Ludigrass


Walking north towards Georgia on Richards Street, just before midnight. It’s not even the end of January, but the air has already begun to unfurl its loins and make plans for the weekend. It’s the smell. What is that? Pollen? Plant musk? Even when the air is cold, the smell is warm. And that is spring.

It just so happens, as my Nana always liked to point out to my mother, that spring in Vancouver starts in January. Not a haughty spring, but reserved, sensible. Canadian. A light jacket is appropriate, but not shorts. Not quite. And it’s certainly not beach weather! No, not yet.

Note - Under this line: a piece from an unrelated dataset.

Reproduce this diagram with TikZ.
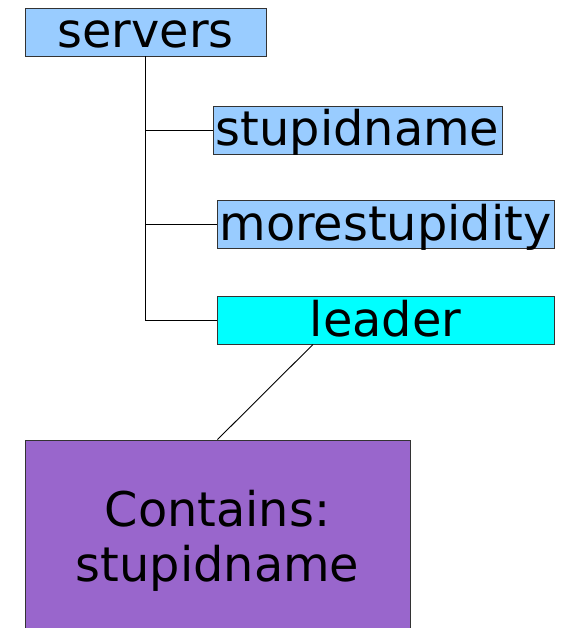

But the tulips are up, trembling and frost-wary, with the memory of past springs saved in their garlicky souls. And the grass, seemingly nothing but dry brown clumps only days ago, is now ludicrously green. It looks like some crazed child has been on a rampage with a Play-Doh Lawn Maker kit. In fact, blades of grass strain upwards, grotesquely erect, swollen with life and individually identifiable in the hoary patches at the bases of the bare boulevard trees. I have seen no grass like this in all my days of grass-seeing.

I don’t really miss the melting away of winter that is so tangible in Ontario. The sense of stretching, of blood returning to the extremities. The life cycle of snow: frosted on the grass like icing sugar; piled at the sides of the driveway; then finally reduced to grey-brown crusts at the curbs that seemed to turn into gravel. The first girl in a skirt, the first bare legs of the season. I don’t really miss them. Not quite. No, not yet.